Picture this: It’s a rainy Thursday. Tobias is hunting for his old toy robot, and I’m tracking a package full of birthday balloons for him. The status says, “Arriving today by 9 p.m.” I stare outside, half expecting a yellow DHL van, maybe a blue UPS truck. But lately, more often than not, it’s a plain, unmarked white van, or sometimes a smiling Amazon-branded Sprinter, pulling up at the curb. The driver drops off the box, snaps a photo, and—bam—it’s logged as delivered. Suddenly I’m asking, is Amazon a courier, like FedEx or UPS, or is it just something completely different?

The Courier Service Question: What Makes a Courier… a Courier?

The word  courier brings to mind familiar names—DHL, FedEx, UPS—that are all about moving someone else’s things from point A to point B, whether it’s overnight documents or next-day flower deliveries. Couriers typically work with all sorts of customers: big businesses, tiny Etsy sellers, everyday folks shipping gifts to grandma. They thrive on speed, reliability, and being available for hire.

Amazon, on the other hand, didn’t start as a courier. It was an online bookstore that became an everything-store. For years, they relied on outside carriers to deliver orders. But as the company ballooned—shipping billions of packages each year—it ran into bottlenecks, missed deadlines, and unpredictable delays, especially during the holiday rush. Amazon took matters into its own hands. Around 2015, it started building its own vast network called Amazon Logistics, launching fleets of vans, planes, even boats and—yes—drones.

But does that make it a true courier?

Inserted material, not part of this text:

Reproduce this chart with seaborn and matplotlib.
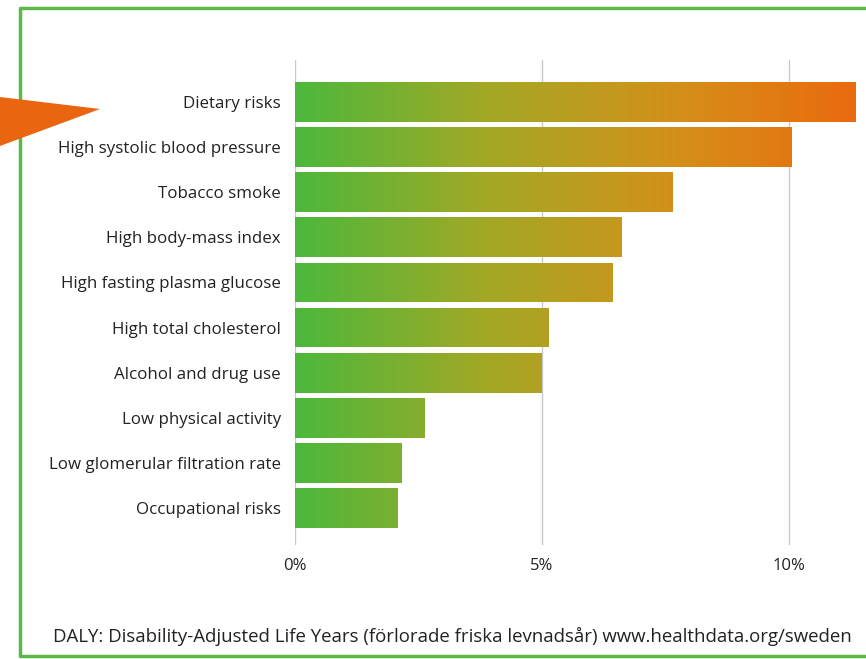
import matplotlib
matplotlib.use("Agg")
import matplotlib.pyplot as plt
import numpy as np
import pandas as pd
import seaborn as sns
from matplotlib.colors import LinearSegmentedColormap
from matplotlib.patches import Polygon
from matplotlib.lines import Line2D

# Share of DALYs by risk factor (Sweden)
risks = [
    "Dietary risks",
    "High systolic blood pressure",
    "Tobacco smoke",
    "High body-mass index",
    "High fasting plasma glucose",
    "High total cholesterol",
    "Alcohol and drug use",
    "Low physical activity",
    "Low glomerular filtration rate",
    "Occupational risks",
]
share = [11.35, 10.05, 7.65, 6.6, 6.42, 5.13, 5.0, 2.62, 2.15, 2.08]
tick_values = [0, 5, 10]
tick_labels = ["0%", "5%", "10%"]
footer = "DALY: Disability-Adjusted Life Years (förlorade friska levnadsår) www.healthdata.org/sweden"

df = pd.DataFrame({"risk": risks, "share": share})

sns.set_theme(style="white")
plt.rcParams["font.family"] = ["Open Sans", "DejaVu Sans"]

fig = plt.figure(figsize=(8.66, 6.59), dpi=100)
ax = fig.add_axes([295 / 866, 1 - 545 / 659, 571 / 866, 485 / 659])

sns.barplot(data=df, x="share", y="risk", orient="h", width=0.88,
            color="#8db33a", ax=ax, zorder=3)

# green -> orange gradient running along the x axis, clipped to each bar
cmap = LinearSegmentedColormap.from_list(
    "daly", ["#4cb83c", "#a3a826", "#d4901a", "#ec680e"])
grad = np.linspace(0, 1, 256).reshape(1, -1)
xmax = 11.56
for bar in ax.patches:
    y0, h = bar.get_y(), bar.get_height()
    im = ax.imshow(grad, cmap=cmap, extent=[0, xmax, y0 + h, y0],
                   aspect="auto", zorder=3, interpolation="bicubic")
    im.set_clip_path(bar)
    bar.set_facecolor("none")
    bar.set_edgecolor("none")

ax.set_xlim(0, xmax)
ax.set_ylim(9.82, -0.93)
ax.set_xticks(tick_values)
ax.set_xticklabels(tick_labels, fontsize=12, color="#222222")
ax.tick_params(axis="x", length=0, pad=9)
ax.tick_params(axis="y", length=0, pad=10, labelsize=12.2, labelcolor="#222222")
ax.set_xlabel("")
ax.set_ylabel("")
for s in ax.spines.values():
    s.set_visible(False)
for v in tick_values:
    ax.axvline(v, color="#c8c8c8", lw=1, zorder=1)

# footer
fig.text(452 / 866, 1 - 636 / 659, footer, ha="center", va="center",
         fontsize=13.4, color="#222222")

# green frame (open on the right)
frame = "#5db84a"
fig.add_artist(Line2D([866 / 866, 20 / 866, 20 / 866, 866 / 866],
                      [1 - 8 / 659, 1 - 8 / 659, 1 - 656 / 659, 1 - 656 / 659],
                      color=frame, lw=2.5, transform=fig.transFigure))

# orange pointer on the left
fig.add_artist(Polygon([[0, 1 - 97 / 659], [100 / 866, 1 - 109 / 659], [0, 1 - 146 / 659]],
                       closed=True, facecolor="#ea6510", edgecolor="none",
                       transform=fig.transFigure, zorder=5))

fig.savefig("out.png", dpi=100)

Here’s the twist: Amazon’s delivery operation exists almost exclusively to move Amazon’s own goods. You can’t walk into a shipping center, hand over a birthday card, and have Amazon whisk it across the country for you. Amazon’s drivers and vans are tightly focused on fulfilling orders made on—surprise—Amazon. They don’t show up for random third-party gigs. The line between “retailer” and “delivery company” is getting blurry, but Amazon hasn’t quite crossed it in the way traditional couriers have.

Inside Amazon’s Delivery Machine: How Does It All Work?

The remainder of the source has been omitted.